Les Lettres des Ikhwan al-Safa[11] (Rass'il Ikhwān al-Safa) font référence à ce volatile qui apparaît comme le chef des faucons, mais il n'est fait aucunement mention de mort et de renaissance à son sujet. Dans l'œuvre encyclopédique que constitue la définition des termes arabes du Lisan al-‘Arab, Ibn Manzur[12] prétend que l'un des sens du mot « Phénix »
est « chameau étalon »
. Al-Dimyari[13] reproduit quasi littéralement le même récit que Kazwini, mais il parle aussi d'un autre animal qu'il surnomme Fahl al Phiniq (« Phénix étalon »
), assimilé à un chameau puissant qu'il ne relie pas à Phokays. Le phénix est encore connu sous un autre nom, celui de Phakannas [doc. n°15 : texte de Fîrûzâbâdi] dont la racine –comme celle du Phokays- renvoie au grec « Phénix »
. D'après Fîrûzâbâdi[14], il s'agit d'un oiseau énorme, dont le bec a quarante trous, qui chante de belles chansons, puis vole et atterrit au sommet d'une montagne, amasse du bois et se lamente quarante jours durant puis, devant des personnes, il se place dans un feu pour s'y brûler, se transformer en cendres, et redevenir l'oiseau d'antan.
Pour parler de cet oiseau extraordinaire, les sources arabo-musulmanes utilisent pour partie des sources antiques classiques et des termes qui viennent du grec. Les auteurs réemploient également des éléments de récits antérieurs, en introduisant avec des modifications (l'Inde se substitue à l'Arabie dans un cas). Le plus remarquable est, cependant, que la notion de « renaissance »
après la « mort »
est absente ou traitée de manière parcimonieuse et, en tous les cas, jamais identifiée à une « résurrection »
. Il y a là une manière de ne pas contredire les dogmes musulmans et de conforter l'idée que les anciens dieux ne sont que des « idoles »

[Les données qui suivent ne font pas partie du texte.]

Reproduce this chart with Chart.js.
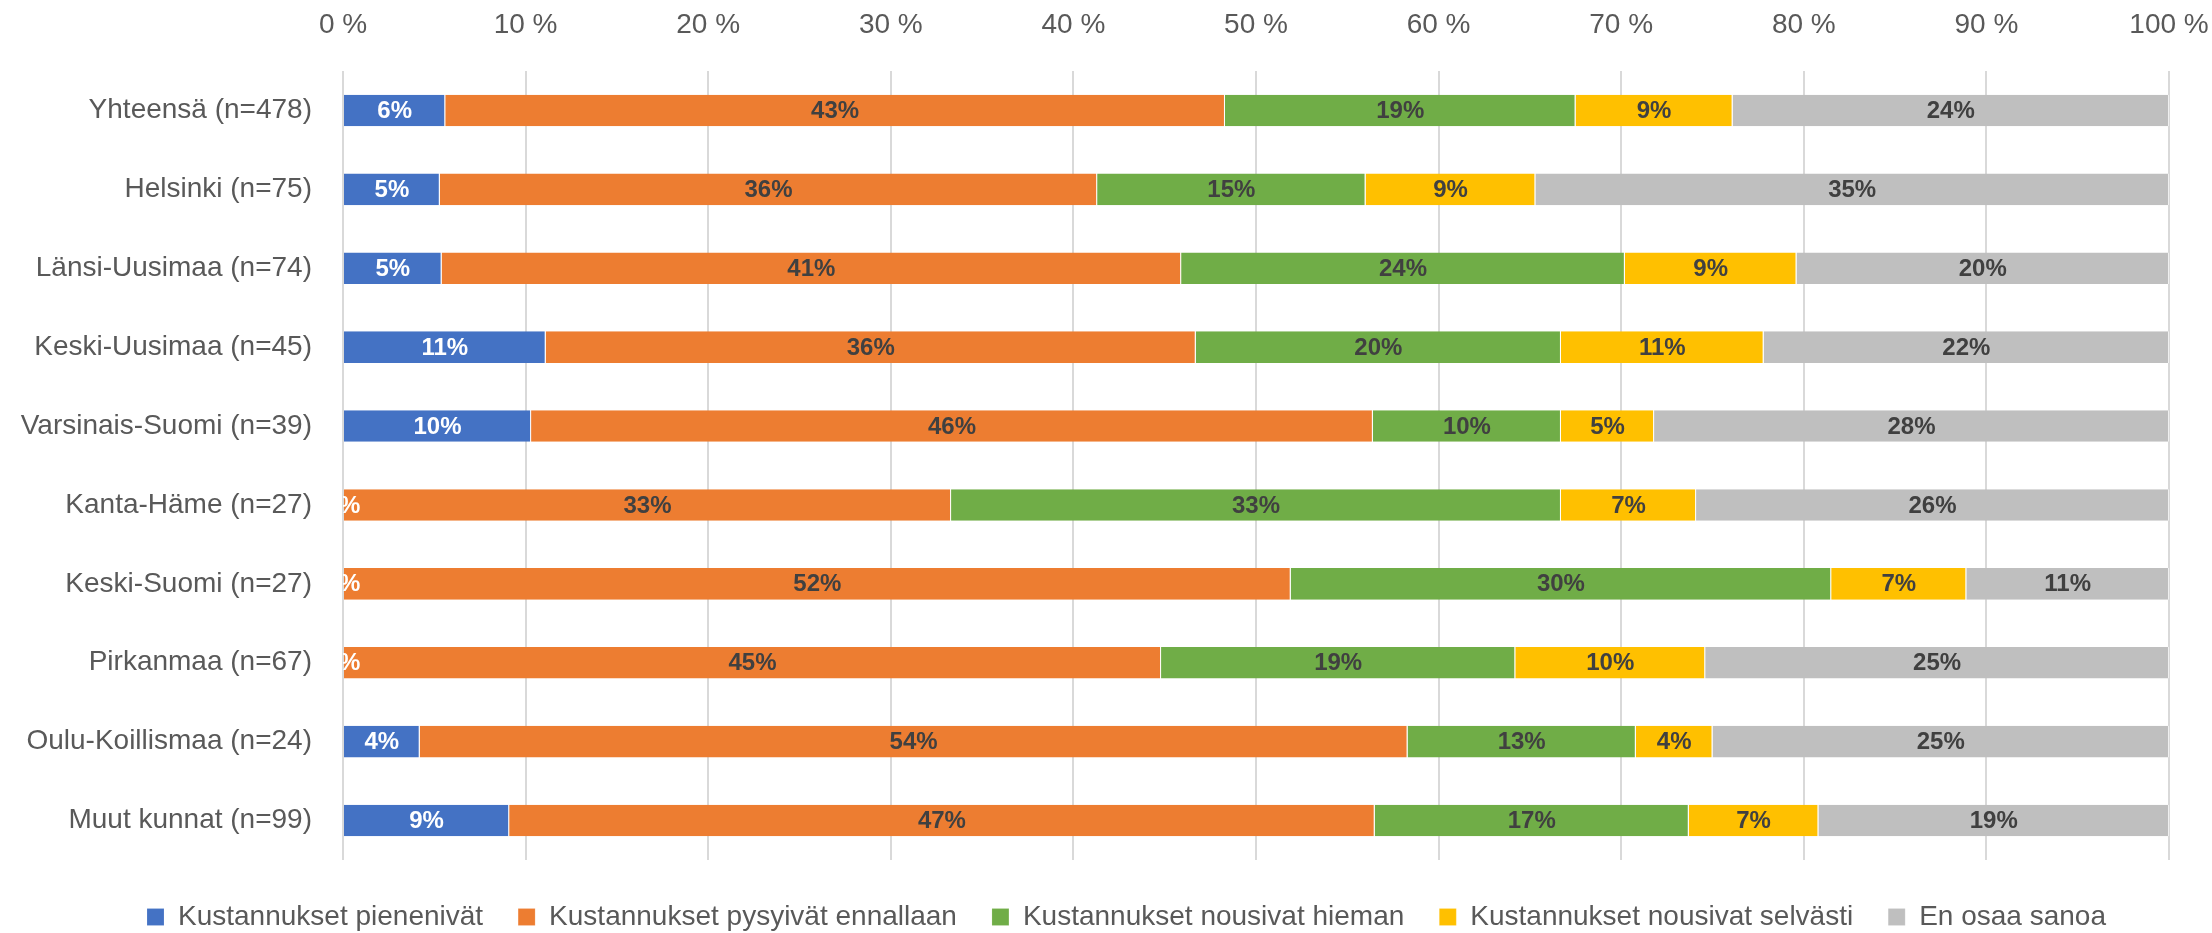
<!DOCTYPE html>
<html>
<head>
<meta charset="utf-8">
<script src="https://cdn.jsdelivr.net/npm/chart.js@4.4.0/dist/chart.umd.min.js"></script>
<style>
  html, body { margin: 0; padding: 0; background: #fff; }
  #wrap { width: 2212px; height: 933px; }
</style>
</head>
<body>
<div id="wrap"><canvas id="chart" width="2212" height="933"></canvas></div>
<script>
// ===== Data =====
const categories = [
  'Yhteensä (n=478)', 'Helsinki (n=75)', 'Länsi-Uusimaa (n=74)', 'Keski-Uusimaa (n=45)',
  'Varsinais-Suomi (n=39)', 'Kanta-Häme (n=27)', 'Keski-Suomi (n=27)', 'Pirkanmaa (n=67)',
  'Oulu-Koillismaa (n=24)', 'Muut kunnat (n=99)'
];
const seriesNames = [
  'Kustannukset pienenivät', 'Kustannukset pysyivät ennallaan', 'Kustannukset nousivat hieman',
  'Kustannukset nousivat selvästi', 'En osaa sanoa'
];
const pienenivat = [5.6, 5.3, 5.4, 11.1, 10.3, 0, 0, 0, 4.2, 9.1];
const pysyivat   = [42.7, 36.0, 40.5, 35.6, 46.1, 33.3, 51.9, 44.8, 54.1, 47.4];
const hieman     = [19.2, 14.7, 24.3, 20.0, 10.3, 33.4, 29.6, 19.4, 12.5, 17.2];
const selvasti   = [8.6, 9.3, 9.4, 11.1, 5.1, 7.4, 7.4, 10.4, 4.2, 7.1];
const eos        = [23.9, 34.7, 20.4, 22.2, 28.2, 25.9, 11.1, 25.4, 25.0, 19.2];
const xTicks = [0, 10, 20, 30, 40, 50, 60, 70, 80, 90, 100];

const colors = ['#4472C4', '#ED7D31', '#70AD47', '#FFC000', '#BFBFBF'];
const labelColors = ['#ffffff', '#404040', '#404040', '#404040', '#404040'];
const TEXT = '#595959';
const FONT = "'Liberation Sans', Arial, sans-serif";

Chart.defaults.font.family = FONT;
Chart.defaults.color = TEXT;

// ===== Labels inside the segments =====
const segmentLabels = {
  id: 'segmentLabels',
  afterDatasetsDraw(chart) {
    const { ctx, chartArea: a } = chart;
    ctx.save();
    ctx.beginPath();
    ctx.rect(a.left, a.top, a.right - a.left, a.bottom - a.top);
    ctx.clip();
    ctx.font = `bold 24px ${FONT}`;
    ctx.textAlign = 'center';
    ctx.textBaseline = 'middle';
    chart.data.datasets.forEach((ds, i) => {
      const meta = chart.getDatasetMeta(i);
      ctx.fillStyle = labelColors[i];
      meta.data.forEach((bar, j) => {
        const v = ds.data[j];
        ctx.fillText(Math.round(v) + '%', (bar.x + bar.base) / 2, bar.y + 1);
      });
    });
    ctx.restore();
  }
};

// legend in the original sits a bit right of centre
const legendShift = {
  id: 'legendShift',
  afterLayout(chart) {
    chart.legend.left += 42;
    chart.legend.right += 42;
  }
};

const seriesData = [pienenivat, pysyivat, hieman, selvasti, eos];

new Chart(document.getElementById('chart'), {
  type: 'bar',
  data: {
    labels: categories,
    datasets: seriesData.map((d, i) => ({
      label: seriesNames[i],
      data: d,
      backgroundColor: colors[i],
      borderColor: 'rgba(255,255,255,0.6)',
      borderWidth: { left: 0, right: 1, top: 0, bottom: 0 },
      borderSkipped: false,
      barPercentage: 0.4,
      categoryPercentage: 1
    }))
  },
  options: {
    indexAxis: 'y',
    responsive: false,
    animation: false,
    layout: { padding: { top: 0, right: 43, bottom: -8, left: 0 } },
    plugins: {
      tooltip: { enabled: false },
      legend: {
        position: 'bottom',
        title: { display: true, text: '', padding: { top: 7, bottom: 0 }, font: { size: 1, lineHeight: 1 } },
        labels: {
          boxWidth: 17, boxHeight: 17, padding: 35,
          color: TEXT, font: { size: 28 }
        }
      }
    },
    scales: {
      x: {
        position: 'top', stacked: true, min: 0, max: 100,
        afterBuildTicks: s => { s.ticks = xTicks.map(v => ({ value: v })); },
        afterFit: s => { s.height = 71; s.paddingLeft = 0; s.paddingRight = 0; },
        grid: { color: '#d9d9d9', lineWidth: 2, drawTicks: false },
        border: { display: false },
        ticks: { padding: 29, color: TEXT, font: { size: 28 }, callback: v => v + ' %' }
      },
      y: {
        stacked: true,
        afterFit: s => { s.width = 343; },
        grid: { display: false, drawTicks: false },
        border: { display: false },
        ticks: { padding: 31, color: TEXT, font: { size: 28 } }
      }
    }
  },
  plugins: [segmentLabels, legendShift]
});
</script>
</body>
</html>
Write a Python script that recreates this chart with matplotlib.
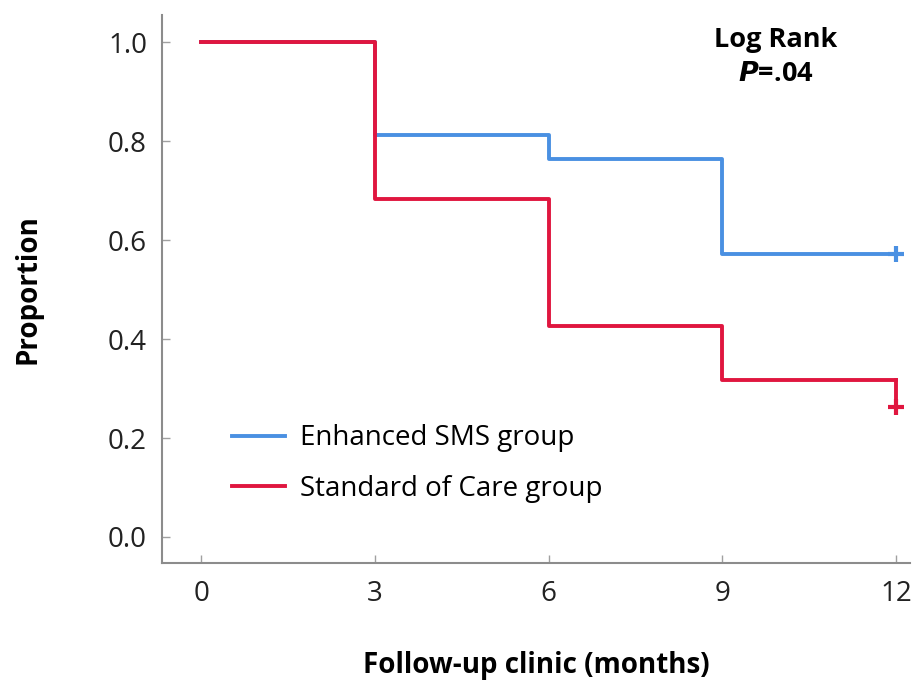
import numpy as np
import matplotlib.pyplot as plt

plt.rcParams['font.family'] = ['Open Sans', 'DejaVu Sans']

# Kaplan-Meier steps
months = [0, 3, 6, 9, 12]
enhanced = [1.0, 0.812, 0.764, 0.572, 0.572]
standard = [1.0, 0.683, 0.426, 0.317, 0.263]
censor_x = [12, 12]
censor_y = [0.572, 0.263]

blue = '#4a90e2'
red = '#e0163f'

fig = plt.figure(figsize=(9.22, 6.86), dpi=100)
ax = fig.add_axes([0.176, 0.179, 0.811, 0.799])

# blue: steps at 3, 6, 9, flat to 12
ax.step(months, enhanced, where='post', color=blue, lw=2.8, label='Enhanced SMS group')
# red: last step drops right at 12
ax.step(months[:-1] + [12], standard[:-1] + [standard[-2]], where='post', color=red, lw=2.8)
ax.plot([12, 12], [standard[-2], standard[-1]], color=red, lw=2.8)
ax.plot([], [], color=red, lw=2.8, label='Standard of Care group')

ax.plot(censor_x[0], censor_y[0], marker='+', ms=11, mew=3, color=blue)
ax.plot(censor_x[1], censor_y[1], marker='+', ms=11, mew=3, color=red)

ax.set_xlim(-0.67, 12.24)
ax.set_ylim(-0.053, 1.055)
ax.set_xticks(months)
ax.set_yticks(np.arange(0, 1.01, 0.2))
ax.set_yticklabels(['%.1f' % v for v in np.arange(0, 1.01, 0.2)])

for s in ['top', 'right']:
    ax.spines[s].set_visible(False)
for s in ['left', 'bottom']:
    ax.spines[s].set_color('#8c8c8c')
    ax.spines[s].set_linewidth(1.5)
ax.tick_params(direction='in', length=6, width=1, color='#a0a0a0',
               labelsize=20, labelcolor='#222222')
ax.tick_params(axis='y', pad=11)
ax.tick_params(axis='x', pad=12)

ax.set_ylabel('Proportion', fontsize=20, fontweight='bold', labelpad=47)
ax.set_xlabel('Follow-up clinic (months)', fontsize=20, fontweight='bold', labelpad=31)

ax.legend(loc='lower left', bbox_to_anchor=(0.06, 0.065), frameon=False,
          fontsize=20, handlelength=1.9, labelspacing=0.8, handletextpad=0.55)

ax.text(0.82, 0.954, 'Log Rank', transform=ax.transAxes, fontsize=19.5,
        fontweight='bold', ha='center', va='center')
ax.text(0.82, 0.892, r'$\mathbfit{P}$=.04', transform=ax.transAxes, fontsize=19.5,
        fontweight='bold', ha='center', va='center')

fig.savefig('out.png', dpi=100)
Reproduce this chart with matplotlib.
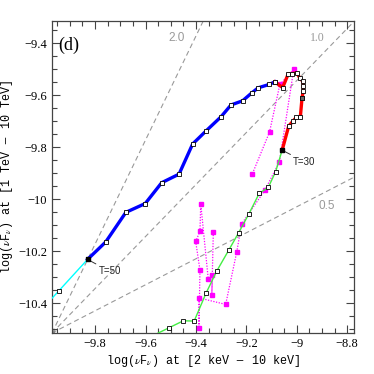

et leurs adeptes des « égarés »
.
Le Phénix qui renaît de ses propres cendres est un symbole de régénération connu dans des sources diverses et ayant acquis une dimension universelle. Son mythe, d'origine phénicienne ou égyptienne, a été mis par écrit au terme du voyage en Egypte accompli par Hérodote au milieu du Ve siècle avant J.-C. Les autres écrivains qui s'en sont inspirés, romains, chrétiens et musulmans, ont reproduit la structure du récit avec des aménagements qui étaient fonction de connaissances et de convictions diverses, mêlées d'autres influences.